Martin Stiksel

Co-Founder of Last.Fm

Published Apr 23, 2007

Martin Stiksel, Co-Founder of Last.Fm Austrian-born Martin Stiksel has been working with music since 1995, starting as a producer for Austrian National Radio (ORF) and a sound designer with NBAW. In 1999, he and Felix Miller set up insine.net, an online record label and platform for unsigned artists & bands. Joined by Richard Jones of Audioscrobbler fame, they founded Last.fm in 2003 with a view to building the social music platform to end them all.

What should musicians know about using Last.fm to reach an audience?
Our users tell us about what’s out there; users essentially build our catalogue. Last.fm was set up because we were running an online record label and looking for a service like ours, which could plug our music automatically to the right people. Last.fm was set up with artists and labels in mind as much as music fans; we saw it as a great way to connect listeners with the right music. We always thought, damn, if we could find 5,000 people on this planet that liked this music, they could carry on being full-time musicians and producing one album after the other and get paid for it too. Before, it was not possible because you had to go through traditional broadcast channels, which make it very difficult and suffocating for you to reach out to your people. The other great thing is we have these artist pages — on MySpace you have to go and set it up it but at Last.fm we have it already because the users build the catalogue. Also MySpace doesn’t have any of the recommendations where you can jump from one artist to the next. MySpace is very much the old model of building a website and driving people to it and hoping there is someone there that finds your music interesting. At Last.fm, if the music has been listened to 50,000 times then there are 15,000 fans already waiting for their new release once it comes out. Last.fm already knows the people who are going to be into your music. I think that’s the big advantage that we have.

What are the benefits and challenges of being an international presence?
We are uniquely positioned, with music being an international product, to also be an international website. Music doesn’t need to be translated; it’s an international currency and an international language. This also means we can grow our music catalogue very rapidly. All we need to do is translate the website and our software in different languages and then people use it and tell us all about the music that happens in their country. We released our software in ten different languages before Christmas, and because of our unique "scrobbling” [every time someone listens to a song it builds a page on the database] within two weeks we had millions of tracks of Brazilian music and Spanish music and Russian music added to our catalogue, which is really great.

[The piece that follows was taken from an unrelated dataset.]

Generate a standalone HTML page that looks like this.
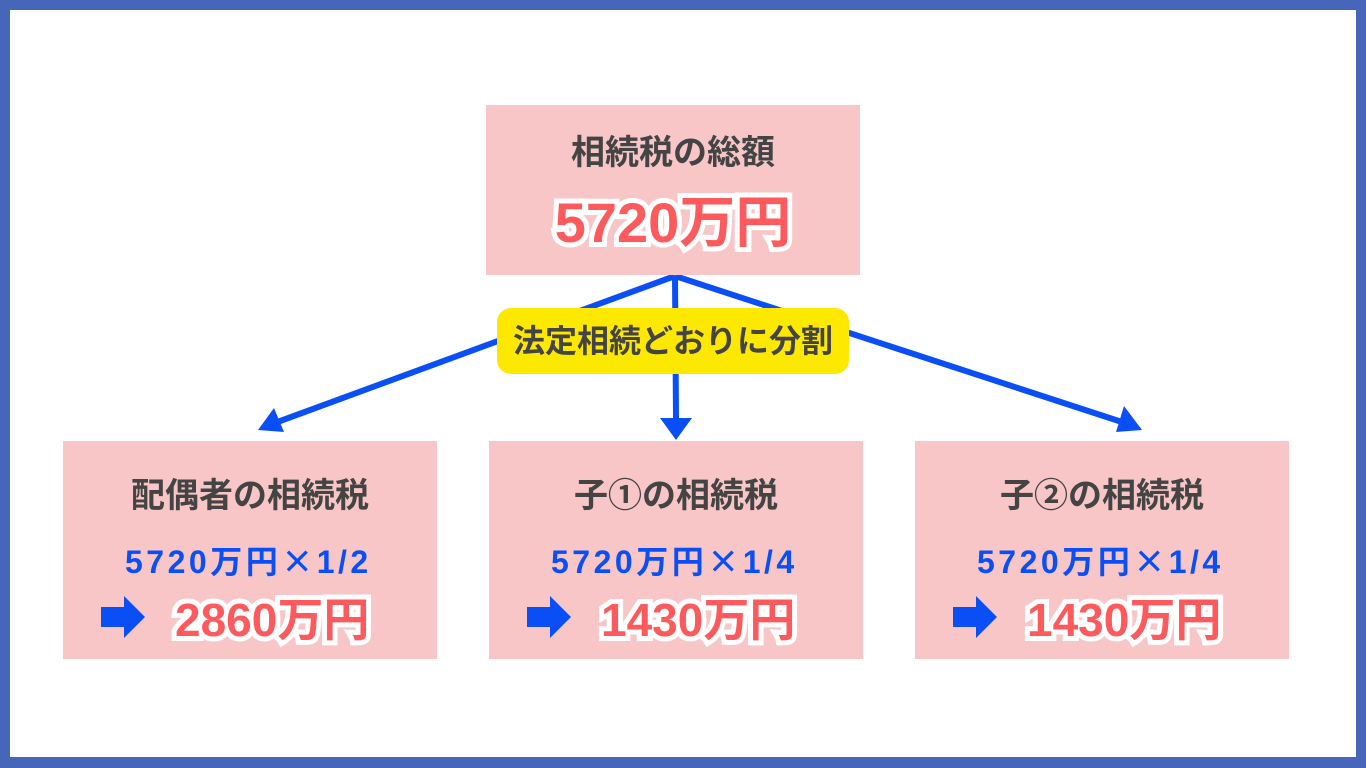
<!DOCTYPE html>
<html><head><meta charset="utf-8"><style>
*{margin:0;padding:0;box-sizing:border-box}
body{width:1366px;height:768px;background:#4766ba;position:relative;overflow:hidden;font-family:"Liberation Sans","Noto Sans CJK JP",sans-serif;font-weight:bold}
.in{position:absolute;left:10px;top:10px;width:1346px;height:747px;background:#fff}
.box{position:absolute;background:#f8c6c7}
.t{position:absolute;left:0;width:100%;text-align:center;color:#444;font-size:34px;line-height:1}
.b{position:absolute;color:#0a4ff5;font-size:32px;line-height:1;white-space:nowrap;letter-spacing:3.5px}
.b i{font-style:normal;font-family:"Noto Sans CJK JP",sans-serif}
.r{position:absolute;color:#fd5a5d;line-height:1;white-space:nowrap}
.r span{-webkit-text-stroke:10px #fff;paint-order:stroke fill}
.lab{position:absolute;left:497px;top:308px;width:352px;height:66px;background:#fde900;border-radius:14px;text-align:center;font-size:32px;line-height:66px;color:#444}
svg{position:absolute;left:0;top:0;z-index:5}
</style></head><body>
<div class="in"></div>
<svg width="1366" height="768" style="z-index:0">
<g stroke="#0a4ff5" stroke-width="6" fill="none">
<line x1="675" y1="276" x2="272" y2="424"/>
<line x1="675" y1="276" x2="676" y2="418"/>
<line x1="675" y1="276" x2="1128" y2="424"/>
</g>
<g fill="#0a4ff5">
<polygon points="258,430 274,408 284,432"/>
<polygon points="660,418 692,418 676,440"/>
<polygon points="1142,430 1124,406 1116,432"/>
</g>
</svg>
<div class="box" style="left:486px;top:105px;width:374px;height:170px">
<div class="t" style="top:31px">相続税の総額</div>
<div class="r" style="left:0;width:100%;text-align:center;top:90px;font-size:56px"><span>5720万円</span></div>
</div>
<div class="lab">法定相続どおりに分割</div>

<div class="box" style="left:63px;top:441px;width:374px;height:218px">
<div class="t" style="top:38px">配偶者の相続税</div>
<div class="b" style="left:62px;top:103px">5720万円<i>×</i>1/2</div>
<div class="r" style="left:112px;top:156px;font-size:46px"><span>2860万円</span></div>
</div>
<div class="box" style="left:489px;top:441px;width:374px;height:218px">
<div class="t" style="top:38px">子①の相続税</div>
<div class="b" style="left:62px;top:103px">5720万円<i>×</i>1/4</div>
<div class="r" style="left:112px;top:156px;font-size:46px"><span>1430万円</span></div>
</div>
<div class="box" style="left:915px;top:441px;width:374px;height:218px">
<div class="t" style="top:38px">子②の相続税</div>
<div class="b" style="left:62px;top:103px">5720万円<i>×</i>1/4</div>
<div class="r" style="left:112px;top:156px;font-size:46px"><span>1430万円</span></div>
</div>
<svg width="1366" height="768">
<g fill="#0a4ff5">
<polygon points="101,607 124,607 124,596 145,617 124,638 124,627 101,627"/>
<polygon points="527,607 550,607 550,596 571,617 550,638 550,627 527,627"/>
<polygon points="953,607 976,607 976,596 997,617 976,638 976,627 953,627"/>
</g>
</svg>
</body></html>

So how does music get on Last.fm? I’ll take the example of the U.S. because that’s the easiest and most transparent: we are licensed by SoundExchange, BMI and ASCAP. The labels give us the music and we report to and pay these organizations — we’re not paying the labels directly. In the case of EMI and Warner and IODA, we made content agreements where we get delivered the music. But working with labels enables us to have a conversation and make them aware that they can do a lot with Last.fm’s label emphasis. As a label, you can go there, register your music and do quite a number of things yourself on the website. That obviously has benefits beyond just the royalty implications. [We work with content aggregators] because it’s almost impossible is for us to deals with everyone individually. There are millions of labels out there and we don’t have the bandwidth or the manpower to do the deals directly. We do deals with IODA and the Orchard and this way we get all the music and make sure that people are properly compensated for the use of their music.

What’s your advice to indie labels and bands that are struggling survive in the new musical economy?
To quote Daniel Miller, the head of Mute Records: two things you have to keep in mind if you are running a record label. First, only sign bands that are good live, because that is the real hard currency of the music business. Musicians made money long before the invention of the wax cylinder. The second thing is to produce an interesting product that people are actually going to buy. CDs and their crappy little jewel cases are bad product. People treat them badly, leave them lying around on the floor — there is no respect because the CD is a crappy product. Mute has gone the opposite way: limited edition photo booklets, posters, special editions, with an attached DVD and so forth, which ends up making the product interesting again. There’s still lots of juice in recorded music. The record labels were taking the piss for quite a while, re-releasing stuff that was around already in a different format and just hoping to sell it again but, from a consumer proposition, in an inferior format.